4. Está em causa uma questão de princípio, essencial à democracia e ao Estado de Direito, em que as minorias estão devidamente protegidas. Evidentemente que esta protecção deve e tem de ser proporcionada e razoável. Existe o precedente do PAN que, nos debates quinzenais, tinha o tempo de palavra de um minuto. Muitos acharão esse tempo escasso; mas posso afiançar, pela experiência do Parlamento Europeu, em que os deputados têm normalmente um minuto de tempo máximo, que é perfeitamente funcional e permite o exercício de um escrutínio substantivo. Significa isto que, nesta polémica mais imediata, a respeito do debate quinzenal de amanhã, do que se tratava era de um acréscimo de seis minutos ao tempo total do debate (um minuto de perguntas para cada um dos três partidos e um minuto de resposta do primeiro-ministro para cada uma das três perguntas). Que uns míseros seis minutos ponham em causa uma prática que garante o respeito pelos princípios elementares da democracia é triste e é significativo.
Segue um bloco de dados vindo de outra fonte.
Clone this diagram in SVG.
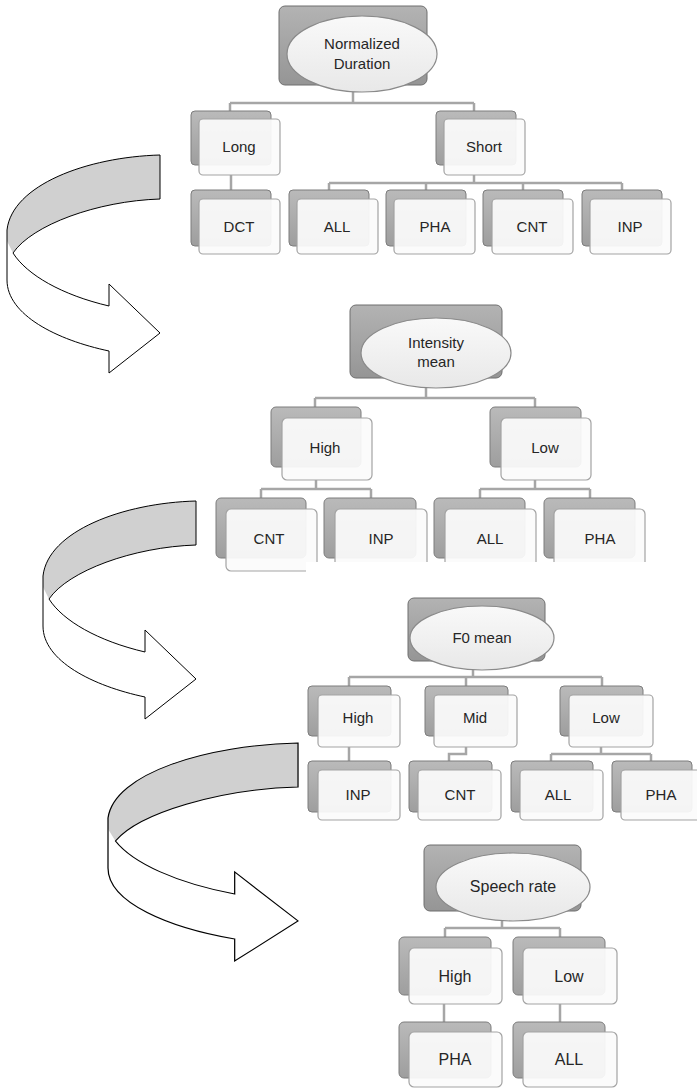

5. Os argumentos legalistas – sempre muito do agrado do PS – não colhem nem convencem. Diz-se que tem de se mudar o regimento da Assembleia e que isso leva tempo. Se tem de se mudar, pois que se mude. Mas é estranho que ninguém convoque o precedente do PAN para falar num “costume” ou numa “convenção” regimental ou até constitucional. A vida política em geral não é apenas regida pelo texto constitucional e por outros textos legais; é também pelos costumes, pelas praxes, pelos usos, pelas convenções, pelos precedentes constitucionais – que não estão nem têm de estar escritos. Os Parlamentos, com a sua dinâmica e o seu frenesim político, estão sujeitos, mais do que qualquer outra instituição, à força normativa dos costumes e das praxes. Que o precedente do PAN não seja visto, por nenhum dos líderes parlamentares “silenciadores”, como uma praxe ou até um costume revela bem quão funda era a sua intenção “proibicionista”. Correu-lhes mal, apesar de uma enorme complacência da comunicação social, que nunca perdoaria gesto similar a uma qualquer maioria de centro-direita. Mas as redes sociais encarregaram-se de dar voz e robustez à indignação, lutando para que o Parlamento seja capaz de respeitar as suas próprias praxes.

SIM. Carlos do Carmo. Não há palavras: ninguém as “canta-diz” ou “diz-canta” como ele. A música deve-lhe muito, mas a língua portuguesa não deve menos. Prova afinal que o português “de Portugal” pode ser cantado. 
NÃO. Eleições em Espanha. Os resultados só vieram reforçar o impasse político, que se mostra muito difícil de resolver. Como lidar com a Catalunha? A vitória de Sanchez foi uma vitória de Pirro. Tudo muito preocupante.